Dengan keberagaman tanaman, juga lebih mudah menjaga keseimbangan antara tanaman dan alam sekitar, misalnya dengan memanfaatkan tanaman penutup tanah yang bisa mencegah erosi.

4. Serangan Hama dan Penyakit

Kedua metode ini sangat dipengaruhi oleh bagaimana hama dan penyakit dapat berkembang di lahan.

a. Monokultur

Salah satu kekurangan besar dari monokultur adalah risiko ledakan hama. Kalau satu jenis tanaman diserang oleh hama, kemungkinan besar seluruh tanaman di lahan tersebut akan diserang.

Misalnya, kalau ada hama wereng yang menyerang padi, seluruh ladang padi bisa rusak dalam waktu singkat. Hal ini sering membuat petani monokultur harus sering mengandalkan pestisida untuk mengendalikan hama dan penyakit, yang tentu saja bisa berisiko bagi kesehatan manusia dan lingkungan.

b. Tumpangsari (Polikultur)

Dengan tumpangsari, serangan hama memang lebih beragam, namun karena ada banyak jenis tanaman yang tumbuh bersama, hama pun lebih sulit berkembang biak dengan cepat. Bahkan, beberapa tanaman dalam polikultur bisa saling melindungi dari hama.

Misalnya, tanaman kacang tanah bisa menarik serangga tertentu yang tidak menyerang tanaman lain, atau tanaman penutup tanah bisa menghalangi serangga pemangsa. Jadi, meskipun ada potensi serangan hama, pola tumpangsari lebih aman dari risiko kerusakan besar pada seluruh lahan.

5. Kesulitan Dalam Perawatan

Nah, masalah perawatan juga jadi hal yang harus diperhatikan.

a. Monokultur

Perawatan lahan monokultur lebih sederhana, karena semua tanaman yang ditanam membutuhkan perlakuan yang sama. Jadi, petani bisa menggunakan satu metode yang sama untuk pemupukan, pengairan, dan pengendalian hama.

Yang tentu bisa menghemat waktu dan tenaga.

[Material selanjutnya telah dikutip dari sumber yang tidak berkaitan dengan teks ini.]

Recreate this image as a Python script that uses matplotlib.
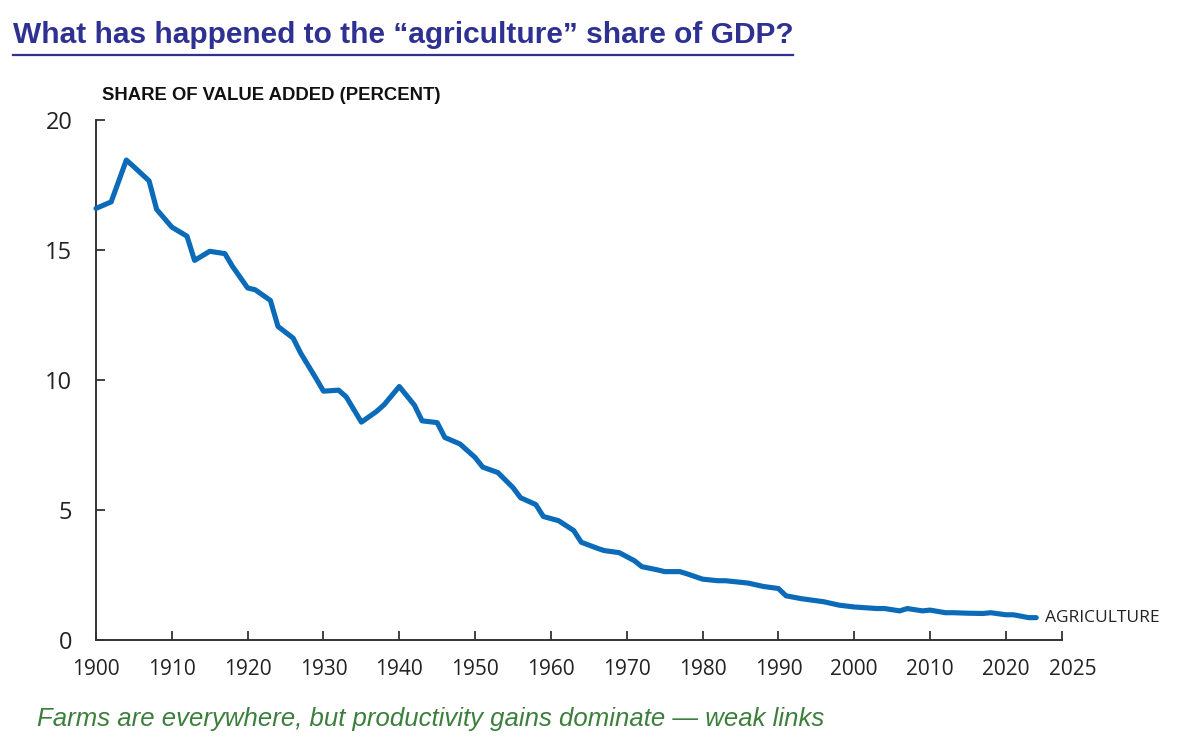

b. Tumpangsari (Polikultur)

Untuk polikultur, perawatan lahan lebih rumit karena setiap tanaman mungkin memerlukan cara perawatan yang berbeda. Misalnya, tanaman jagung butuh lebih banyak air, sementara kacang tanah bisa lebih tahan dengan sedikit air.

Pengaturan jadwal pemupukan, penyiraman, dan pengendalian hama juga harus lebih terencana dan hati-hati supaya tidak ada tanaman yang terganggu.

6. Keberlanjutan Pertanian

Kalau bicara soal keberlanjutan, jelas polikultur punya nilai lebih.

a. Monokultur

Metode ini bisa menghasilkan panen yang melimpah dalam waktu singkat, tapi dalam jangka panjang bisa menyebabkan kerusakan tanah dan penurunan kualitas lingkungan. Penggunaan pestisida dan pupuk kimia yang berlebihan juga bisa merusak ekosistem tanah dan air.

b. Tumpangsari (Polikultur)

Sebaliknya, polikultur lebih mendukung pertanian berkelanjutan. Tanaman yang bervariasi bisa menjaga keseimbangan ekosistem dan meningkatkan kesuburan tanah.

Tanaman yang berbeda-beda saling melengkapi kebutuhan hara tanah, dan secara tidak langsung mencegah kerusakan alam.

Tumpangsari dan Monokultur, Lebih Untung yang Mana?

Lalu, lebih untung yang mana sih? Mending tumpangsari atau monokultur? Jawabannya tentu sangat bergantung pada situasi dan kondisi masing-masing ya, jadi gak bisa langsung admin jawab.

Kalau kamu ingin hasil yang cepat dan tidak keberatan dengan perawatan intensif, monokultur bisa jadi pilihan yang menguntungkan. Namun, kalau kamu lebih mengutamakan keberlanjutan, keberagaman hasil panen, dan perlindungan terhadap lingkungan, polikultur jelas lebih menguntungkan dalam jangka panjang.

Setiap metode punya tempat dan waktu yang tepat. Jadi, sebelum memilih metode mana yang akan diterapkan, pastikan untuk mempertimbangkan berbagai faktor—mulai dari jenis tanah, iklim, hingga tujuan jangka panjang yang ingin dicapai.

Keduanya sama-sama bisa menguntungkan, asal tahu cara dan strategi yang tepat dalam penerapannya.